Good point. Actually, it seems to me that I have only used the constant term, not even the linear one. And it seems that I have shown, at least to my own satisfaction, that the zero order effect cannot be measured even in principle. I wonder if the first and higher order effects are measurable in practice. That is, by staring at the Moon for a really long time to see if anything interesting happens. My uneducated guess is 'no'.

Don't forget, my not so hidden agenda is to measure Hubble flow at small scales and in a practical way. Your discussion raises, not lowers my hopes.

I also wonder if over the time scale of my proposed experiment (80 minutes) that first and higher order effects are also ignorable. My experiment would look for an acceleration (due to the constant term in Hubble flow) on the order of 1 part in 10^14. If I take higher order effects of Hubble flow into account, would this alter the acceleration by an order of magnitude? If so, it could only enlarge it and make it easier to measure.

8. Jun 24, 2006

### pervect

Staff Emeritus
The free-space neutron-neutron acceleration value has been calculated - it's unfortunately too tiny to measure.

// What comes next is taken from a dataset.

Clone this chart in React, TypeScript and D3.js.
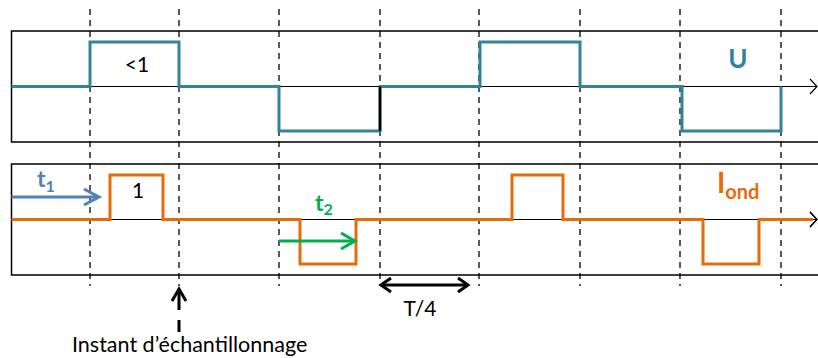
import React from "react";
import * as d3 from "d3";

// time in quarter-period-ish units (x = 100 px per unit)
const sampleTimes = [0.9, 1.79, 2.79, 3.8, 4.79, 5.8, 6.8, 7.81];

const uSteps = [
  { t: 0.115, v: 0 }, { t: 0.9, v: 1 }, { t: 1.79, v: 0 }, { t: 2.79, v: -1 },
  { t: 3.8, v: 0 }, { t: 4.8, v: 1 }, { t: 5.8, v: 0 }, { t: 6.82, v: -1 }, { t: 7.81, v: 0 },
];

const iSteps = [
  { t: 0.115, v: 0 }, { t: 1.1, v: 1 }, { t: 1.63, v: 0 }, { t: 3.0, v: -1 },
  { t: 3.56, v: 0 }, { t: 5.12, v: 1 }, { t: 5.63, v: 0 }, { t: 7.03, v: -1 },
  { t: 7.59, v: 0 }, { t: 8.13, v: 0 },
];

const t1Span = [0.115, 0.99];
const t2Span = [2.79, 3.55];
const quarterSpan = [3.81, 4.68];

const W = 818;
const H = 358;
const TEAL = "#31849b";
const ORANGE = "#e46c0a";
const BLUE = "#4f81bd";
const GREEN = "#00b050";
const FONT = "Lato, 'Open Sans', sans-serif";

const x = d3.scaleLinear().domain([0, 8.18]).range([0, W]);
const yTop = d3.scaleLinear().domain([-1.25, 1.25]).range([142, 31]);
const yBot = d3.scaleLinear().domain([-1.25, 1.25]).range([275, 164]);

const stepLine = (y: d3.ScaleLinear<number, number>) =>
  d3.line<{ t: number; v: number }>().x(d => x(d.t)).y(d => y(d.v)).curve(d3.curveStepAfter);

const chevron = (tipX: number, tipY: number, dx: number, dy: number) =>
  `M${tipX - dx},${tipY - dy}L${tipX},${tipY}L${tipX - dx},${tipY + dy}`;

const Panel = ({ y }: { y: d3.ScaleLinear<number, number> }) => {
  const x0 = x(0.115);
  return (
    <g>
      <path d={`M${W},${y(1.25)}H${x0}V${y(-1.25)}H${W}`} fill="none" stroke="#000" strokeWidth={1.5} />
      <line x1={x0} x2={W - 1} y1={y(0)} y2={y(0)} stroke="#000" strokeWidth={1} />
      <path d={chevron(W - 1, y(0), 7, 7.5)} fill="none" stroke="#000" strokeWidth={1.2} />
    </g>
  );
};

export default function App() {
  return (
    <svg width={W} height={H} style={{ position: "absolute", left: 0, top: 0, background: "#fff" }}>
      <Panel y={yTop} />
      <Panel y={yBot} />

      {sampleTimes.map(t => (
        <line key={t} x1={x(t)} x2={x(t)} y1={9} y2={286} stroke="#000" strokeWidth={1.3} strokeDasharray="6,5" />
      ))}

      <path d={stepLine(yTop)(uSteps) ?? ""} fill="none" stroke={TEAL} strokeWidth={3} />
      <line x1={x(3.8)} x2={x(3.8)} y1={yTop(0)} y2={yTop(-1)} stroke="#000" strokeWidth={2.5} />
      <path d={stepLine(yBot)(iSteps) ?? ""} fill="none" stroke={ORANGE} strokeWidth={3} />
      <path d={chevron(W - 1, yBot(0), 7, 7.5)} fill="none" stroke="#000" strokeWidth={1.2} />

      <text x={137} y={72} textAnchor="middle" fontFamily={FONT} fontSize={21}>&lt;1</text>
      <text x={138} y={198} textAnchor="middle" fontFamily={FONT} fontSize={21}>1</text>
      <text x={738} y={68} textAnchor="middle" fontFamily={FONT} fontSize={26} fontWeight="bold" fill={TEAL}>U</text>
      <text x={717} y={193} fontFamily={FONT} fontWeight="bold" fill={ORANGE}>
        <tspan fontSize={28}>I</tspan>
        <tspan fontSize={20} dy={6}>ond</tspan>
      </text>

      {/* t1 */}
      <line x1={x(t1Span[0])} x2={x(t1Span[1]) - 1} y1={197} y2={197} stroke={BLUE} strokeWidth={3} />
      <path d={chevron(x(t1Span[1]), 197, 15, 8)} fill="none" stroke={BLUE} strokeWidth={3} />
      <text x={37} y={187} fontFamily={FONT} fontWeight="bold" fill={BLUE}>
        <tspan fontSize={23}>t</tspan>
        <tspan fontSize={16} dy={5}>1</tspan>
      </text>

      {/* t2 */}
      <line x1={x(t2Span[0])} x2={x(t2Span[1]) - 1} y1={241} y2={241} stroke={GREEN} strokeWidth={3} />
      <path d={chevron(x(t2Span[1]), 241, 14, 8)} fill="none" stroke={GREEN} strokeWidth={3} />
      <text x={315} y={211} fontFamily={FONT} fontWeight="bold" fill={GREEN}>
        <tspan fontSize={23}>t</tspan>
        <tspan fontSize={16} dy={4}>2</tspan>
      </text>

      {/* T/4 */}
      <line x1={x(quarterSpan[0]) + 1} x2={x(quarterSpan[1]) - 1} y1={285} y2={285} stroke="#000" strokeWidth={3} />
      <path d={chevron(x(quarterSpan[1]), 285, 10, 7)} fill="none" stroke="#000" strokeWidth={3} />
      <path d={`M${x(quarterSpan[0]) + 10},278L${x(quarterSpan[0])},285L${x(quarterSpan[0]) + 10},292`} fill="none" stroke="#000" strokeWidth={3} />
      <text x={420} y={316} textAnchor="middle" fontFamily={FONT} fontSize={21}>T/4</text>

      {/* sampling instant */}
      <path d={`M${x(1.79) - 7},301L${x(1.79)},289L${x(1.79) + 7},301`} fill="none" stroke="#000" strokeWidth={3} />
      <path d={`M${x(1.79)},290V310M${x(1.79)},320V332`} fill="none" stroke="#000" strokeWidth={3} />
      <text x={72} y={352} fontFamily={FONT} fontSize={21.5}>Instant d’échantillonnage</text>
    </svg>
  );
}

See 3.1 of the Cooperstock paper, which puts it at 3*10^-47 m/s^2 for two negligible mass test particles 1 au apart.

Unfortunately, I think one needs a fair knowledge of relativity to perform the calculations I suggested - one at least needs to know how to calculate the conserved quantities for geodesic motion in the FRW metric.

Because the metric is space translation invariant, there will be conserved momenta. The formula itself is not horribly complex

The FRW metric
ds^2 = -dt^2 + a(t)^2 (dx^2 + dy^2 + dz^2)

leads to the following conserved quantity:

a^2 dx/dtau =

a^2 vx / sqrt(1- a^2(vx^2+vy^2+vz^2))

where
vx = dx/dt, vy=dy/dt, vz=dz/dt

This conserved quantity being the conserved x component of the momentum. However, it takes considerable knowledge to justify it. (The form of the y and z components should be reasonably obvious from the above).